Retype each line of the material exactly, please, skipping any picture in it.
## start Raw records
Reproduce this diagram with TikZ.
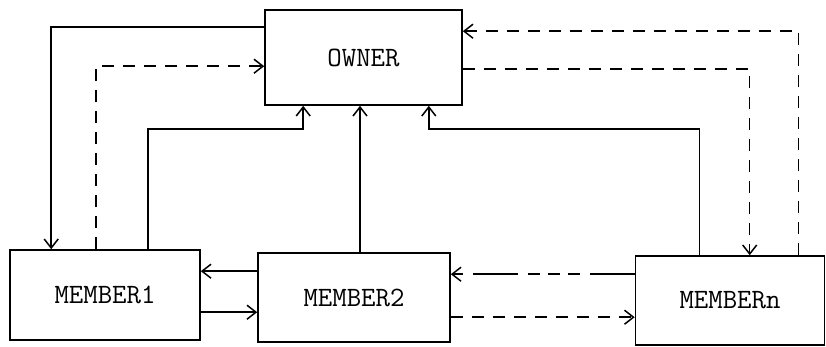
\documentclass[tikz,border=0pt]{standalone}
\usepackage{tikz}
\usetikzlibrary{arrows.meta, positioning}

\begin{document}
\begin{tikzpicture}[
  x=1pt, y=-1pt,
  box/.style={rectangle, draw, line width=1.6pt, inner sep=0pt, font=\ttfamily\fontsize{28}{32}\selectfont},
  link/.style={line width=1.5pt, -{Straight Barb[length=9pt, width=14pt, line width=1.5pt]}},
  dashedlink/.style={link, dash pattern=on 12pt off 9pt},
  dashdotlink/.style={link, dash pattern=on 45pt off 10pt on 12pt off 8pt on 12pt off 8pt on 12pt off 10pt}
]
  \useasboundingbox (0,0) rectangle (826,346);

  \node[box, minimum width=197pt, minimum height=95pt] (owner) at (363.5,57.5) {OWNER};
  \node[box, minimum width=190pt, minimum height=90pt] (m1) at (105,295) {MEMBER1};
  \node[box, minimum width=192pt, minimum height=89pt] (m2) at (354,297.5) {MEMBER2};
  \node[box, minimum width=189pt, minimum height=89pt] (mn) at (730,300.5) {MEMBERn};

  % owner <-> member1
  \draw[link] ([yshift=-18pt]owner.north west) -| ([xshift=42pt]m1.north west);
  \draw[dashedlink] ([xshift=87pt]m1.north west) |- ([yshift=-57pt]owner.north west);
  \draw[link] ([xshift=139pt]m1.north west) |- ([xshift=39pt, yshift=-23pt]owner.south west) -- ([xshift=39pt]owner.south west);

  % member2 -> owner
  \draw[link] ([xshift=6pt]m2.north) -- ([xshift=-3.5pt]owner.south);

  % owner <-> membern
  \draw[link] ([xshift=65pt]mn.north west) |- ([xshift=-34pt, yshift=-23pt]owner.south east) -- ([xshift=-34pt]owner.south east);
  \draw[dashedlink] ([yshift=-60pt]owner.north east) -| ([xshift=115pt]mn.north west);
  \draw[dashedlink] ([xshift=164pt]mn.north west) |- ([yshift=-22pt]owner.north east);

  % between members
  \draw[link] ([yshift=-19pt]m2.north west) -- ([yshift=-22pt]m1.north east);
  \draw[link] ([yshift=-63pt]m1.north east) -- ([yshift=-60pt]m2.north west);
  \draw[dashdotlink] ([yshift=-19pt]mn.north west) -- ([yshift=-22pt]m2.north east);
  \draw[dashedlink] ([yshift=-65pt]m2.north east) -- ([yshift=-62pt]mn.north west);
\end{tikzpicture}
\end{document}
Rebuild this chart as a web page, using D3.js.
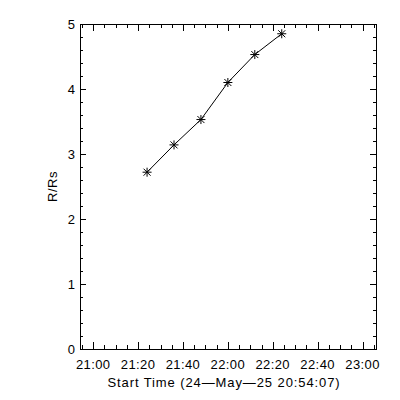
## end Raw records
Solution to the exercise:
Reproduce this diagram with TikZ.
\documentclass[tikz,border=0pt]{standalone}
\usepackage{tikz}
\usetikzlibrary{arrows.meta, positioning}

\begin{document}
\begin{tikzpicture}[
  x=1pt, y=-1pt,
  box/.style={rectangle, draw, line width=1.6pt, inner sep=0pt, font=\ttfamily\fontsize{28}{32}\selectfont},
  link/.style={line width=1.5pt, -{Straight Barb[length=9pt, width=14pt, line width=1.5pt]}},
  dashedlink/.style={link, dash pattern=on 12pt off 9pt},
  dashdotlink/.style={link, dash pattern=on 45pt off 10pt on 12pt off 8pt on 12pt off 8pt on 12pt off 10pt}
]
  \useasboundingbox (0,0) rectangle (826,346);

  \node[box, minimum width=197pt, minimum height=95pt] (owner) at (363.5,57.5) {OWNER};
  \node[box, minimum width=190pt, minimum height=90pt] (m1) at (105,295) {MEMBER1};
  \node[box, minimum width=192pt, minimum height=89pt] (m2) at (354,297.5) {MEMBER2};
  \node[box, minimum width=189pt, minimum height=89pt] (mn) at (730,300.5) {MEMBERn};

  % owner <-> member1
  \draw[link] ([yshift=-18pt]owner.north west) -| ([xshift=42pt]m1.north west);
  \draw[dashedlink] ([xshift=87pt]m1.north west) |- ([yshift=-57pt]owner.north west);
  \draw[link] ([xshift=139pt]m1.north west) |- ([xshift=39pt, yshift=-23pt]owner.south west) -- ([xshift=39pt]owner.south west);

  % member2 -> owner
  \draw[link] ([xshift=6pt]m2.north) -- ([xshift=-3.5pt]owner.south);

  % owner <-> membern
  \draw[link] ([xshift=65pt]mn.north west) |- ([xshift=-34pt, yshift=-23pt]owner.south east) -- ([xshift=-34pt]owner.south east);
  \draw[dashedlink] ([yshift=-60pt]owner.north east) -| ([xshift=115pt]mn.north west);
  \draw[dashedlink] ([xshift=164pt]mn.north west) |- ([yshift=-22pt]owner.north east);

  % between members
  \draw[link] ([yshift=-19pt]m2.north west) -- ([yshift=-22pt]m1.north east);
  \draw[link] ([yshift=-63pt]m1.north east) -- ([yshift=-60pt]m2.north west);
  \draw[dashdotlink] ([yshift=-19pt]mn.north west) -- ([yshift=-22pt]m2.north east);
  \draw[dashedlink] ([yshift=-65pt]m2.north east) -- ([yshift=-62pt]mn.north west);
\end{tikzpicture}
\end{document}
Rebuild this chart as a web page, using D3.js.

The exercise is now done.